**Direction**
Exactly the lines from the one with "Write the React, TypeScript" to the one with "Chart.register(...registerables);", both included, are to be printed again; leave out the rest.

**Entries shown**
══════════

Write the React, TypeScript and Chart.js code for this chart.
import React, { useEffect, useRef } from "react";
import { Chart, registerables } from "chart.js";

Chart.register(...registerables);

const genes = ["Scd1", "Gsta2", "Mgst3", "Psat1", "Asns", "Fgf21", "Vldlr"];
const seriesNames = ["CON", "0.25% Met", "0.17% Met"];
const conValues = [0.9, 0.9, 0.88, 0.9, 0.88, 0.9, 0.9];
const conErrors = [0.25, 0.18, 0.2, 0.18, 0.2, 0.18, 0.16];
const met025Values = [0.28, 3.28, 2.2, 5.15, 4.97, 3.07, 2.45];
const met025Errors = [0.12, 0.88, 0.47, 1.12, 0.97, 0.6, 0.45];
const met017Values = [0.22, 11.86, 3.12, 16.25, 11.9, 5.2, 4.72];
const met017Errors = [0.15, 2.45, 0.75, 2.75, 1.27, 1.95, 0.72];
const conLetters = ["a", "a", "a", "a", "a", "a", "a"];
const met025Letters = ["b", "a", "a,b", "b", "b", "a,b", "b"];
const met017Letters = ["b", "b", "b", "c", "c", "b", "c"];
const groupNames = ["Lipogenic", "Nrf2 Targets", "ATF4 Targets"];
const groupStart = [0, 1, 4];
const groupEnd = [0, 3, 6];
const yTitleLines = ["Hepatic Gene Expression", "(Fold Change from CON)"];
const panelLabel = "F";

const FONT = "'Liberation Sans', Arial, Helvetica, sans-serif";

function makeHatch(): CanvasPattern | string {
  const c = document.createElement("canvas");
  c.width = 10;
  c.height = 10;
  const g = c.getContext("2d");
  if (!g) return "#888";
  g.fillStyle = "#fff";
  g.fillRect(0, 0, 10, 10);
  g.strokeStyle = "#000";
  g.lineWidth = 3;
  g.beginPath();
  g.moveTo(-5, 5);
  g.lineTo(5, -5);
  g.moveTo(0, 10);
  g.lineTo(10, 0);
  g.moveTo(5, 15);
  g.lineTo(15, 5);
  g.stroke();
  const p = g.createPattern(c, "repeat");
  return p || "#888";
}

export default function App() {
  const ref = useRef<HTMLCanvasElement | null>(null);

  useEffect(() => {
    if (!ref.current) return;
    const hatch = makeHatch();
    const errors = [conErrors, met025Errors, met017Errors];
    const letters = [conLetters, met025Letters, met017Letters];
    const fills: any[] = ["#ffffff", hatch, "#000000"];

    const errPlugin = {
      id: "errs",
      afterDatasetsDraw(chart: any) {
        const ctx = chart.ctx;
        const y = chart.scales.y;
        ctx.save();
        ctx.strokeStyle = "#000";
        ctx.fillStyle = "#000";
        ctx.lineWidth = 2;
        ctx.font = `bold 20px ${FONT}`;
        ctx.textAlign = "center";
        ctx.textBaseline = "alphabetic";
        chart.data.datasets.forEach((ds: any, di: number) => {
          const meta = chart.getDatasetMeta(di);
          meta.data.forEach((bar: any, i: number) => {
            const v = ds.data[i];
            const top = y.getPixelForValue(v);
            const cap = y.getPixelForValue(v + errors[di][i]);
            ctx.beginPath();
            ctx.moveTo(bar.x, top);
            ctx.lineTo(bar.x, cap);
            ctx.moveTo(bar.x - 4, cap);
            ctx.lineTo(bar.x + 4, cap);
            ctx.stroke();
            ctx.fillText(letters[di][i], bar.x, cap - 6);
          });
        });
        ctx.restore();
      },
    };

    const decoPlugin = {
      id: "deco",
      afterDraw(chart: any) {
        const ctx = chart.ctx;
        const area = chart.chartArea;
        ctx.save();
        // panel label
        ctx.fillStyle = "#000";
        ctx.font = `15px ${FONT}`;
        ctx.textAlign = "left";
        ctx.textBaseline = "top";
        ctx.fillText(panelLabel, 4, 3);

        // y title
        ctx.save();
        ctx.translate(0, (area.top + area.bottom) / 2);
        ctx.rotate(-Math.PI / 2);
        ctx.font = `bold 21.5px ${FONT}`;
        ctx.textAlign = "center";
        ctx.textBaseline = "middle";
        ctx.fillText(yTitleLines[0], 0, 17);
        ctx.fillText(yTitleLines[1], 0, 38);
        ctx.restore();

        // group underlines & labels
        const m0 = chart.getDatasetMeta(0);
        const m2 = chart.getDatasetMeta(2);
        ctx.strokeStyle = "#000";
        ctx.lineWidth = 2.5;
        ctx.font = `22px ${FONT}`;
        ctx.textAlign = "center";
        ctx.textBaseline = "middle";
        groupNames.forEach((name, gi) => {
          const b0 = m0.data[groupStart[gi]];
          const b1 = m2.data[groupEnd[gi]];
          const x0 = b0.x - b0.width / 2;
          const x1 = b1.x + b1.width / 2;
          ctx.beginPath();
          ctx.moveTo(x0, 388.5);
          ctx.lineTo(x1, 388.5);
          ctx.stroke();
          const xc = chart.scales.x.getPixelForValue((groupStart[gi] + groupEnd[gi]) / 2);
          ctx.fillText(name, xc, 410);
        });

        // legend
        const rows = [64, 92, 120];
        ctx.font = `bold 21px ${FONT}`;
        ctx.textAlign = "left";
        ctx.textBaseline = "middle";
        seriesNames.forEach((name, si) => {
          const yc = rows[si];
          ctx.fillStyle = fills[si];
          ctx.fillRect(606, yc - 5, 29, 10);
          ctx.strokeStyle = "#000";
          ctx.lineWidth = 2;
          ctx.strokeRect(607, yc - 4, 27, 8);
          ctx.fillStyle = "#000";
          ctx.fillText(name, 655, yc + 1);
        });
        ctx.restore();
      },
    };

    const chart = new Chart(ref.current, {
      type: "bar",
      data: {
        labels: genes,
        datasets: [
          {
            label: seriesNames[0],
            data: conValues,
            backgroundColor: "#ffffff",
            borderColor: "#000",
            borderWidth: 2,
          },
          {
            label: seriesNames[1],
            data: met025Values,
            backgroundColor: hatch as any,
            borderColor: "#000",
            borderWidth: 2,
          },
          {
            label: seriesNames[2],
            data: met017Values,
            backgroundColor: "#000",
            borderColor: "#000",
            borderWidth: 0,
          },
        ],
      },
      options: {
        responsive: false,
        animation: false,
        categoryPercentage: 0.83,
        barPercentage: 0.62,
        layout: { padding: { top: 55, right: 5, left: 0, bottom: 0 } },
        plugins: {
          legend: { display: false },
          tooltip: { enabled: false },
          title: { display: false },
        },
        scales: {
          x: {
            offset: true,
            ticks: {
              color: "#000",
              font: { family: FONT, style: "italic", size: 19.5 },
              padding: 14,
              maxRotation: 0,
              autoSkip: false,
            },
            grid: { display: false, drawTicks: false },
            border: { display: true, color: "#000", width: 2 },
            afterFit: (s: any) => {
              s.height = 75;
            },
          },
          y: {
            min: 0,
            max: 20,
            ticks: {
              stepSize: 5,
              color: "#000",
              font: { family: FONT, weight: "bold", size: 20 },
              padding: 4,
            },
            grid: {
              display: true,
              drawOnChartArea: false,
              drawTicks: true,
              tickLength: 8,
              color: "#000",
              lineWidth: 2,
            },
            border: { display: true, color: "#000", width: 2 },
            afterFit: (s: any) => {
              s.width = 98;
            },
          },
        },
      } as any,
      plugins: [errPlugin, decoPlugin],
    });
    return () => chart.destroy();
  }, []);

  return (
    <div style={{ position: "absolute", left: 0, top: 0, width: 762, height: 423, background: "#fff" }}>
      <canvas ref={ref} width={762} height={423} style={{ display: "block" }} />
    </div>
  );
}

══════════

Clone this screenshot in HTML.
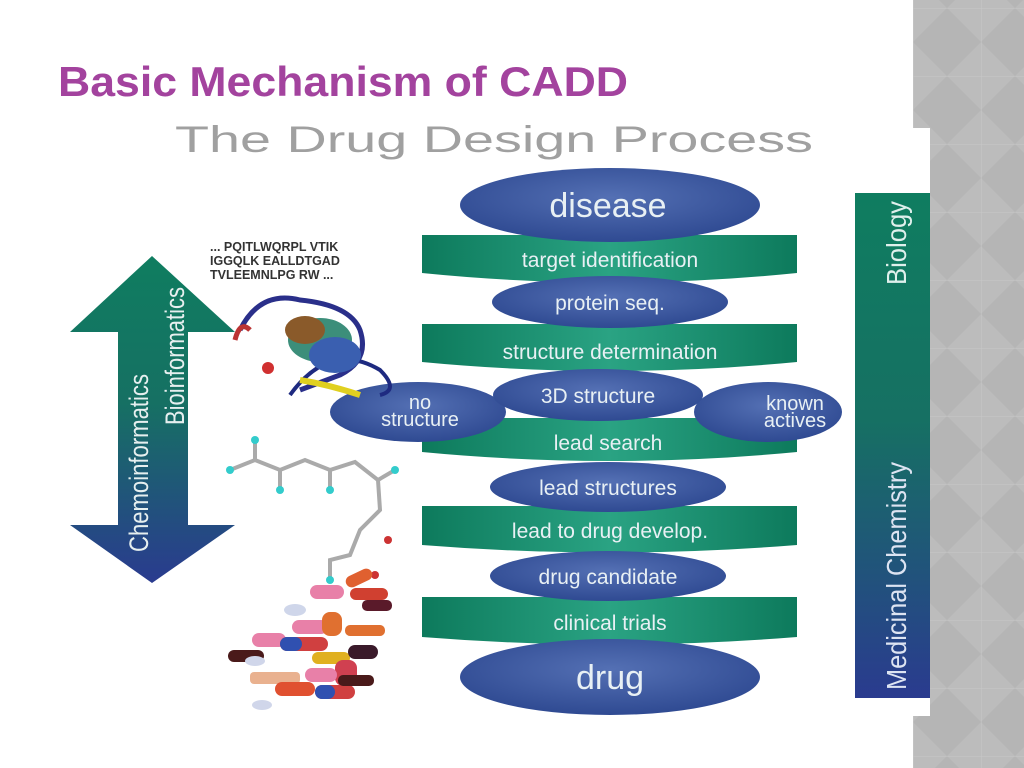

══════════

**Answer below**
Write the React, TypeScript and Chart.js code for this chart.
import React, { useEffect, useRef } from "react";
import { Chart, registerables } from "chart.js";

Chart.register(...registerables);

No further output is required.